Nella tua scrittura c’è un rapporto diretto con la realtà: i gesti, gli oggetti, le sensazioni, le emozioni, attingono alla vita di tutti i giorni. E lo fanno in maniera diretta. Alessandra Piccoli ha parlato di “poesie take-away”. Tu come definiresti la tua produzione? C’è una linea di discendenza in cui provi a collocarti? Quali sono i tuoi riferimenti culturali?
Non mi colloco, non riesco ancora. Trovo tutto fin troppo nebuloso quindi evito di star qui a parlare del nulla. Il riuscire a definire la mia produzione è un passo che spero di riuscire a far presto, ma ora non è una necessità.
Nel tuo vocabolario interiore, quale definizione c’è alla voce “quotidianità”?
Per me quotidianità è confidenza. Sono una persona che adopera le mani e che crede fermamente che la misura delle quotidianità sia data dalla confidenza che si riesce a raggiungere con quello che si fa e forse con quello che si è. Il conoscersi è una scala a salire, ma approcciare con noi stessi è ancora l’unico modo che abbiamo per trovare equilibrio. Faccio meditazione e la trovo necessaria per riuscire ad andare avanti.

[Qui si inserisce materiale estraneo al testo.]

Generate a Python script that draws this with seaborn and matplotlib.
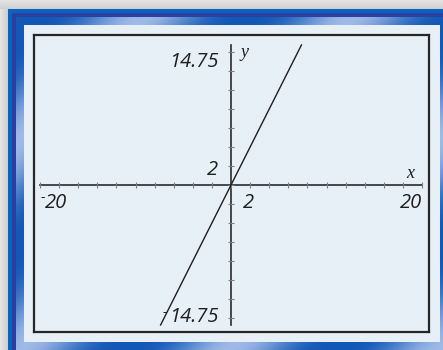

La tua ultima raccolta poetica risale a due anni fa, eppure chi ti segue sui social sa che stai continuando a scrivere: dove ti stanno portando i nuovi componimenti, hai un altro libro in cantiere?
I due libri che ho pubblicato sono usciti a distanza ravvicinata, ad un anno l’uno dall’altro. Non è stata una scelta, non la definirei tale. Credo piuttosto di averne avuto la necessità perché al tempo andavo veloce. Non ho mai presentato i miei libri, né il primo né il secondo, non ne ho mai parlato davanti a un gruppo di persone e mi risulta tutt’ora difficile farlo. Quello che mi sono riproposta prima di pubblicare un altro libro è di conoscere meglio me stessa e superare alcuni punti cruciali che mi impediscono di essere come vorrei. Nessun segreto quindi, voglio solo imparare a conoscermi prima che lo facciano gli altri in modo da sentirmi completa.
Sì, c’è un file pronto da essere letto, ci sono tante parole che per il momento però restano dove sono. Credo che sia un lavoro diverso, spero sia anticamera di una crescita ormai necessaria.